Den on Demise of Harris v. DeGraffenreid

Joseph J. Rives was seized of a tract of land, containing about 170 acres, and on 6 December, 1847, he conveyed it by a deed of trust to Samuel H. Crutchfield to secure certain sums of money therein mentioned as due from Rives to sundry persons. The deed recited that Rives was indebted to James Perry in the sum of $302.85, due upon three bonds dated 3 December, 1847; also to John McPherson in the sum of $44.13, upon a bond given 28 May, 1847; also to Marsh Co. in the sum of $38 and interest, on a judgment rendered by a justice of the peace; and to Robert Love in the sum of $16, on a judgment of a justice of the peace; and that he was desirous to secure the payment of those debts. The deed then purports, in consideration of the premises and of the sum of $1 paid to Rives by Crutchfield, to convey the land in full to Crutchfield, (90) upon trust that if the several debts should not be paid and satisfied on or before 1 January, 1848, the trustee should sell the premises at auction to the highest bidder for ready money, and out of the proceeds pay the debts or such sums as might then be due thereon. The deed was executed by Rives and Crutchfield, and was proved on the 6th and registered on 7 December, 1847.

On 13 December, 1847, Rives sold and conveyed to Harris, the lessor of the plaintiff, 100 acres of land, parcel of the above tract, at the price of $200, which Harris then paid. Evidence was given that the same was worth at the time from $300 to $400.

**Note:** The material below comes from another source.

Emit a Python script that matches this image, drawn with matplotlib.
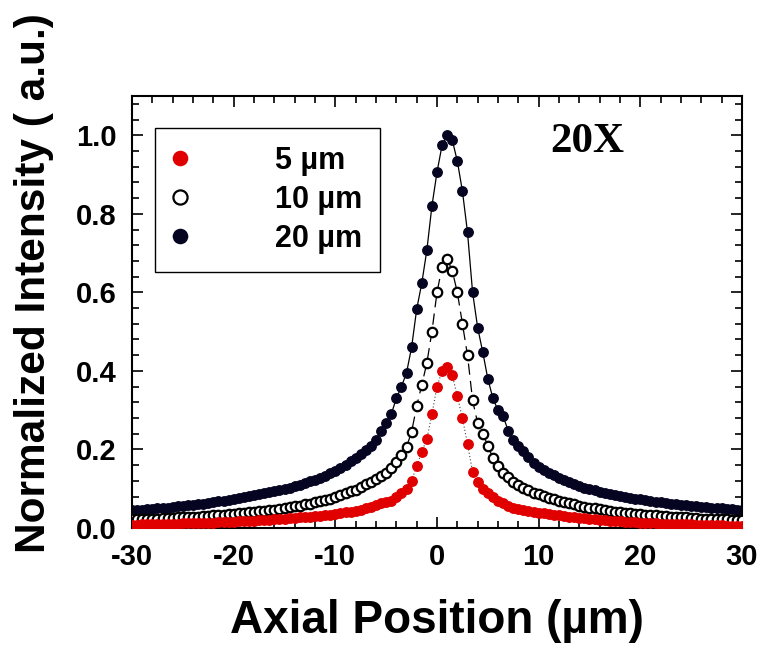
import numpy as np
import matplotlib
matplotlib.use('Agg')
import matplotlib.pyplot as plt
from matplotlib.ticker import MultipleLocator

plt.rcParams['font.family'] = ['Liberation Sans', 'DejaVu Sans']
plt.rcParams['font.weight'] = 'bold'
plt.rcParams['axes.unicode_minus'] = False

# axial positions, 0.5 um steps
z = np.arange(-30, 30.5, 0.5)

i_20um = [
    0.045, 0.046, 0.047, 0.048, 0.049, 0.050, 0.051, 0.052, 0.054, 0.055,
    0.056, 0.058, 0.059, 0.061, 0.062, 0.064, 0.066, 0.068, 0.070, 0.072,
    0.074, 0.076, 0.079, 0.081, 0.083, 0.086, 0.088, 0.091, 0.094, 0.097,
    0.100, 0.103, 0.107, 0.110, 0.114, 0.119, 0.123, 0.128, 0.133, 0.139,
    0.146, 0.152, 0.160, 0.170, 0.178, 0.188, 0.198, 0.210, 0.224, 0.247,
    0.267, 0.290, 0.330, 0.360, 0.395, 0.460, 0.557, 0.623, 0.707, 0.820,
    0.906, 0.975, 1.000, 0.988, 0.934, 0.858, 0.753, 0.600, 0.510, 0.448,
    0.380, 0.330, 0.300, 0.285, 0.248, 0.224, 0.210, 0.196, 0.180, 0.166,
    0.156, 0.148, 0.141, 0.134, 0.128, 0.122, 0.117, 0.112, 0.107, 0.103,
    0.100, 0.096, 0.092, 0.089, 0.086, 0.083, 0.081, 0.079, 0.077, 0.075,
    0.073, 0.071, 0.069, 0.067, 0.065, 0.064, 0.062, 0.061, 0.059, 0.058,
    0.057, 0.055, 0.054, 0.053, 0.052, 0.051, 0.050, 0.049, 0.048, 0.047,
    0.046,
]

i_10um = [
    0.022, 0.022, 0.023, 0.023, 0.024, 0.024, 0.025, 0.025, 0.026, 0.027,
    0.027, 0.028, 0.029, 0.029, 0.030, 0.031, 0.032, 0.033, 0.034, 0.035,
    0.036, 0.037, 0.039, 0.040, 0.041, 0.043, 0.044, 0.046, 0.047, 0.049,
    0.051, 0.053, 0.055, 0.057, 0.060, 0.062, 0.065, 0.068, 0.071, 0.075,
    0.079, 0.083, 0.088, 0.093, 0.098, 0.104, 0.111, 0.118, 0.126, 0.132,
    0.140, 0.153, 0.168, 0.186, 0.206, 0.245, 0.310, 0.364, 0.420, 0.500,
    0.600, 0.665, 0.685, 0.655, 0.600, 0.520, 0.440, 0.325, 0.267, 0.240,
    0.210, 0.178, 0.158, 0.140, 0.130, 0.117, 0.110, 0.103, 0.096, 0.090,
    0.086, 0.081, 0.077, 0.073, 0.070, 0.066, 0.063, 0.060, 0.057, 0.054,
    0.052, 0.050, 0.048, 0.046, 0.044, 0.042, 0.040, 0.039, 0.038, 0.036,
    0.035, 0.034, 0.033, 0.032, 0.031, 0.030, 0.029, 0.028, 0.027, 0.027,
    0.026, 0.025, 0.024, 0.024, 0.023, 0.023, 0.022, 0.022, 0.021, 0.021,
    0.020,
]

i_5um = [
    0.008, 0.008, 0.009, 0.009, 0.009, 0.010, 0.010, 0.010, 0.011, 0.011,
    0.012, 0.012, 0.012, 0.013, 0.013, 0.014, 0.014, 0.015, 0.015, 0.016,
    0.016, 0.017, 0.018, 0.018, 0.019, 0.020, 0.020, 0.021, 0.022, 0.023,
    0.024, 0.025, 0.026, 0.027, 0.028, 0.029, 0.030, 0.031, 0.033, 0.034,
    0.036, 0.038, 0.040, 0.042, 0.044, 0.047, 0.050, 0.054, 0.058, 0.063,
    0.066, 0.070, 0.080, 0.090, 0.100, 0.120, 0.158, 0.194, 0.226, 0.290,
    0.360, 0.400, 0.410, 0.390, 0.335, 0.280, 0.214, 0.143, 0.117, 0.100,
    0.090, 0.080, 0.070, 0.063, 0.057, 0.052, 0.049, 0.046, 0.043, 0.041,
    0.039, 0.037, 0.035, 0.033, 0.032, 0.030, 0.029, 0.027, 0.026, 0.025,
    0.024, 0.022, 0.021, 0.020, 0.019, 0.018, 0.017, 0.016, 0.015, 0.015,
    0.014, 0.013, 0.013, 0.012, 0.011, 0.011, 0.010, 0.010, 0.009, 0.009,
    0.009, 0.008, 0.008, 0.008, 0.007, 0.007, 0.007, 0.006, 0.006, 0.006,
    0.005,
]

fig = plt.figure(figsize=(7.61, 6.53), dpi=100)
ax = fig.add_axes([0.1735, 0.1914, 0.8015, 0.6616])

navy = '#050522'
red = '#e00000'

ax.plot(z, i_20um, '-', color='black', lw=0.9, marker='o', ms=6.8,
        mfc=navy, mec=navy, label='20 \u00b5m', zorder=2)
ax.plot(z, i_10um, color='black', lw=0.9, ls=(0, (9, 5)), marker='o', ms=6.8,
        mfc='white', mec='black', mew=1.6, label='10 \u00b5m', zorder=3)
ax.plot(z, i_5um, color='#444444', lw=0.8, ls=(0, (1, 2)), marker='o', ms=6.8,
        mfc=red, mec=red, label='5 \u00b5m', zorder=4)

ax.set_xlim(-30, 30)
ax.set_ylim(0, 1.1)
ax.xaxis.set_major_locator(MultipleLocator(10))
ax.xaxis.set_minor_locator(MultipleLocator(2))
ax.yaxis.set_minor_locator(MultipleLocator(0.04))
ax.set_yticks([0, 0.2, 0.4, 0.6, 0.8, 1.0])
ax.set_yticklabels(['0.0', '0.2', '0.4', '0.6', '0.8', '1.0'])
ax.tick_params(which='both', direction='in', top=True, right=True,
               labelsize=21, width=1.2)
ax.tick_params(which='major', length=8, pad=11)
ax.tick_params(which='minor', length=5)
for s in ax.spines.values():
    s.set_linewidth(1.5)

ax.set_xlabel('Axial Position (\u00b5m)', fontsize=33, fontweight='bold')
ax.set_ylabel('Normalized Intensity ( a.u.)', fontsize=30.5, fontweight='bold')
ax.xaxis.set_label_coords(0.5, -0.165)
ax.yaxis.set_label_coords(-0.128, 0.567)

handles, labels = ax.get_legend_handles_labels()
leg = ax.legend(handles[::-1], labels[::-1], loc='upper left',
                bbox_to_anchor=(0.038, 0.926), borderaxespad=0,
                fontsize=22, markerscale=1.5, handlelength=0.45,
                handletextpad=2.9, labelspacing=0.3, borderpad=0.58,
                fancybox=False, edgecolor='black', framealpha=1)
leg.get_frame().set_linewidth(1.0)

ax.text(0.747, 0.893, '20X', transform=ax.transAxes, ha='center',
        va='center', fontsize=31, fontweight='bold',
        family=['Liberation Serif', 'DejaVu Serif'])

fig.savefig('out.png', dpi=100)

On 31 January, 1848, Crutchfield, in pursuance of the terms of the deed, exposed the whole tract of land for sale to the highest bidder, and the defendant became the purchaser at the price of $480.50, then paid down, and took a deed from the trustee. Evidence was given that the value thereof was $500 or $600. *Page 75

The plaintiff alleged that the deed of trust was made with the fraudulent intent to delay and hinder the creditors of Rives, and was therefore void as against the creditors and the lessor of the plaintiff. In support thereof the plaintiff examined the said Rives as a witness; and he deposed that a large portion of the debt to Perry, mentioned in the deed, was not owing by him, and was inserted by an arrangement between him and Perry, with a view to save his land or a part of it for the benefit of his family; that the other debts mentioned in the deed were just, and that Crutchfield, the trustee, was not aware of the fraudulent arrangement between the witness and Perry, and was told by them that everything was fair. The plaintiff gave further evidence that just before the sale by the trustee a person stated to the defendant that the plaintiff had purchased a part of the land, but that he did not think he intended to (91) claim it.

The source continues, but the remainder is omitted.